COLLECTED MATERIAL ::
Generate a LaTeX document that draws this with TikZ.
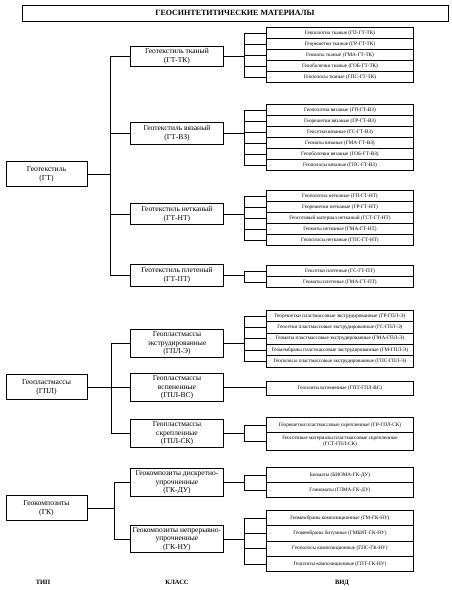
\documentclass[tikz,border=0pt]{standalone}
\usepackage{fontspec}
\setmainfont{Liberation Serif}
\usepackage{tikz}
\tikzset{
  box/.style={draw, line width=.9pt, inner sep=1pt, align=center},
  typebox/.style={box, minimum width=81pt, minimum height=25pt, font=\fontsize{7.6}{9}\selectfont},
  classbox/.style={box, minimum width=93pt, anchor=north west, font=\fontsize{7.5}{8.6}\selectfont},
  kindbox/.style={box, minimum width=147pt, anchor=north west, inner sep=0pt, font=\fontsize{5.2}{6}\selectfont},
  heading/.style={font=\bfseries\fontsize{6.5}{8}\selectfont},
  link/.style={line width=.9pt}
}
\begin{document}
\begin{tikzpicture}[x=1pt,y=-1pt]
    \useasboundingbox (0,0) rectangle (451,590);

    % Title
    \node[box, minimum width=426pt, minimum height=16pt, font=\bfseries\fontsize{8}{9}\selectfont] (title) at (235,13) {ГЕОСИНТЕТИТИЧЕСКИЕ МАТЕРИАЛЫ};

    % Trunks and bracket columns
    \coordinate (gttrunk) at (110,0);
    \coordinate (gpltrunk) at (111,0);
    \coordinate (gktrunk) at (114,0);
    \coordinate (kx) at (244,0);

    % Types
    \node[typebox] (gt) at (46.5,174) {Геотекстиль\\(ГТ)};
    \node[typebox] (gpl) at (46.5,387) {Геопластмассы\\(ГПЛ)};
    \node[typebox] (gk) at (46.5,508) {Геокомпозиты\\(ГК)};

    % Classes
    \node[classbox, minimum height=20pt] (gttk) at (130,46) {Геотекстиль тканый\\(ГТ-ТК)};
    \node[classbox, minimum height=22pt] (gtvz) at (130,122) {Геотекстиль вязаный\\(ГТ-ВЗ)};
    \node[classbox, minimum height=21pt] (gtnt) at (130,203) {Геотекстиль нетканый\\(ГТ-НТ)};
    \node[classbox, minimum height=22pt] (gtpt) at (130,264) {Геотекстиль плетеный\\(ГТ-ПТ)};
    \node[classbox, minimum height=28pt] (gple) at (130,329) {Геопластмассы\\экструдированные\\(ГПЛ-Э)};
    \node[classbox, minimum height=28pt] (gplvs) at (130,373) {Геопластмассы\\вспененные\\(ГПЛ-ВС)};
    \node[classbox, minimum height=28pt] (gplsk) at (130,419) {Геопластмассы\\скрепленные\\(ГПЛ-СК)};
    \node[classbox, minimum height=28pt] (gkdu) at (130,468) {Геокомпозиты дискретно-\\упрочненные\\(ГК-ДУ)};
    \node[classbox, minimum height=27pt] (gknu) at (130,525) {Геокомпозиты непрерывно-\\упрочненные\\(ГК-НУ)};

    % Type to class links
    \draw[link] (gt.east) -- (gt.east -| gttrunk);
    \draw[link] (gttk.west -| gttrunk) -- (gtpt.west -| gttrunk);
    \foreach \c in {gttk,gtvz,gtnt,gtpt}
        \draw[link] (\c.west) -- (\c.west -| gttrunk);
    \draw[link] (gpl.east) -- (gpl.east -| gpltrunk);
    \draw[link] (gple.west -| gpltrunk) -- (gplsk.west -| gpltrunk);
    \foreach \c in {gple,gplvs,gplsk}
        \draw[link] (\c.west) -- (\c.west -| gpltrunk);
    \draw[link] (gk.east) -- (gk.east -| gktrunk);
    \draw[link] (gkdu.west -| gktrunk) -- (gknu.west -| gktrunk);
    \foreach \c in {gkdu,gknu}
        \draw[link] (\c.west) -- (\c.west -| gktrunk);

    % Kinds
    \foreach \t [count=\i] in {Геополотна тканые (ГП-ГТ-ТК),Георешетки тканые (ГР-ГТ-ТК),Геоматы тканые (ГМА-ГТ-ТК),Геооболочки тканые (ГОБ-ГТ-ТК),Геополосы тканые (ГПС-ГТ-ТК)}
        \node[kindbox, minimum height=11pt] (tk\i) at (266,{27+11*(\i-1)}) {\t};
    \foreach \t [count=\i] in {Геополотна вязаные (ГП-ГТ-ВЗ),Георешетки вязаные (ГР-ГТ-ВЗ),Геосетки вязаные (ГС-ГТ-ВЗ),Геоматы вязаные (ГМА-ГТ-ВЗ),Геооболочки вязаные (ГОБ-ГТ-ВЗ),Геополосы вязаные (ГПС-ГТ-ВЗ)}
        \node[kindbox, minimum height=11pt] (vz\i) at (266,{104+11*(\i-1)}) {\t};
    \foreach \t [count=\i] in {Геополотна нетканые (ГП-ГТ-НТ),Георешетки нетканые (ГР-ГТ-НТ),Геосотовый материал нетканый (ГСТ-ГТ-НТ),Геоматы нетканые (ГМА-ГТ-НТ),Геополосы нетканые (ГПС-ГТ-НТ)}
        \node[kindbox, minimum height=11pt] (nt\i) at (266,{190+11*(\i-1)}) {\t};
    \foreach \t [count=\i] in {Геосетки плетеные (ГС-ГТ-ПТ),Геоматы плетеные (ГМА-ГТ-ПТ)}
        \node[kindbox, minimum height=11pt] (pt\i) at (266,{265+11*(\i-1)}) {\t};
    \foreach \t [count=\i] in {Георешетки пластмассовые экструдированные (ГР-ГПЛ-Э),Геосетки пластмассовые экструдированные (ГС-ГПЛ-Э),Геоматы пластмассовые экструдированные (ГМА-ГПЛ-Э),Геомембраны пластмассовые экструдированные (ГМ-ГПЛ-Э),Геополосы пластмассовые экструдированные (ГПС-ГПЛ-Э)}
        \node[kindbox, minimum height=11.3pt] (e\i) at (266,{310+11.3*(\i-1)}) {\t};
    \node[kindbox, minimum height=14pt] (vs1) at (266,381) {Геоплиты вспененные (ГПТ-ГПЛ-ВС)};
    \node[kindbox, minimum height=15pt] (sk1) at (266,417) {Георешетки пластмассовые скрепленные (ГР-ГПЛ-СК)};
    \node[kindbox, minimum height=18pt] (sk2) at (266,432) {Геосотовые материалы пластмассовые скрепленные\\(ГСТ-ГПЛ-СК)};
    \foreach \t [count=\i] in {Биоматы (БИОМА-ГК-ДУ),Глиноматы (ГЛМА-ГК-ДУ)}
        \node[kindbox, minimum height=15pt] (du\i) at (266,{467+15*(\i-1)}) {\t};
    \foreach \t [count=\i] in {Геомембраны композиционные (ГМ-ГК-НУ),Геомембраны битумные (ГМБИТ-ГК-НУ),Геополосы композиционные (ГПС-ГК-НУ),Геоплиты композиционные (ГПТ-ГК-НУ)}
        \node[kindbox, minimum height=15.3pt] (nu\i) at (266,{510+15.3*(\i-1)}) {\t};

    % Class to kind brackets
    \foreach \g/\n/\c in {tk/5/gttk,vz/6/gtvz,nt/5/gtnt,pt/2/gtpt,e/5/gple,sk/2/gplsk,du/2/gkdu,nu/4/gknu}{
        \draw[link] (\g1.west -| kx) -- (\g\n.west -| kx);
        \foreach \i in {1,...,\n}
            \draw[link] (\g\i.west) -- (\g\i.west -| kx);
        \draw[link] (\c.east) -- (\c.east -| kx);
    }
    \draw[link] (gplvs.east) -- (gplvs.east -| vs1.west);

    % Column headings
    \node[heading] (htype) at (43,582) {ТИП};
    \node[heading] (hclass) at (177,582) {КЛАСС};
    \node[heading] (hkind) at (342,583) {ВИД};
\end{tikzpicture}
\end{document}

SET TASK ::
Please extract exactly the lines of the data, from the first through the line containing "(gk) at (46.5,508)", and add no pictures to the copy.

WORKED SOLUTION ::
Generate a LaTeX document that draws this with TikZ.
\documentclass[tikz,border=0pt]{standalone}
\usepackage{fontspec}
\setmainfont{Liberation Serif}
\usepackage{tikz}
\tikzset{
  box/.style={draw, line width=.9pt, inner sep=1pt, align=center},
  typebox/.style={box, minimum width=81pt, minimum height=25pt, font=\fontsize{7.6}{9}\selectfont},
  classbox/.style={box, minimum width=93pt, anchor=north west, font=\fontsize{7.5}{8.6}\selectfont},
  kindbox/.style={box, minimum width=147pt, anchor=north west, inner sep=0pt, font=\fontsize{5.2}{6}\selectfont},
  heading/.style={font=\bfseries\fontsize{6.5}{8}\selectfont},
  link/.style={line width=.9pt}
}
\begin{document}
\begin{tikzpicture}[x=1pt,y=-1pt]
    \useasboundingbox (0,0) rectangle (451,590);

    % Title
    \node[box, minimum width=426pt, minimum height=16pt, font=\bfseries\fontsize{8}{9}\selectfont] (title) at (235,13) {ГЕОСИНТЕТИТИЧЕСКИЕ МАТЕРИАЛЫ};

    % Trunks and bracket columns
    \coordinate (gttrunk) at (110,0);
    \coordinate (gpltrunk) at (111,0);
    \coordinate (gktrunk) at (114,0);
    \coordinate (kx) at (244,0);

    % Types
    \node[typebox] (gt) at (46.5,174) {Геотекстиль\\(ГТ)};
    \node[typebox] (gpl) at (46.5,387) {Геопластмассы\\(ГПЛ)};
    \node[typebox] (gk) at (46.5,508) {Геокомпозиты\\(ГК)};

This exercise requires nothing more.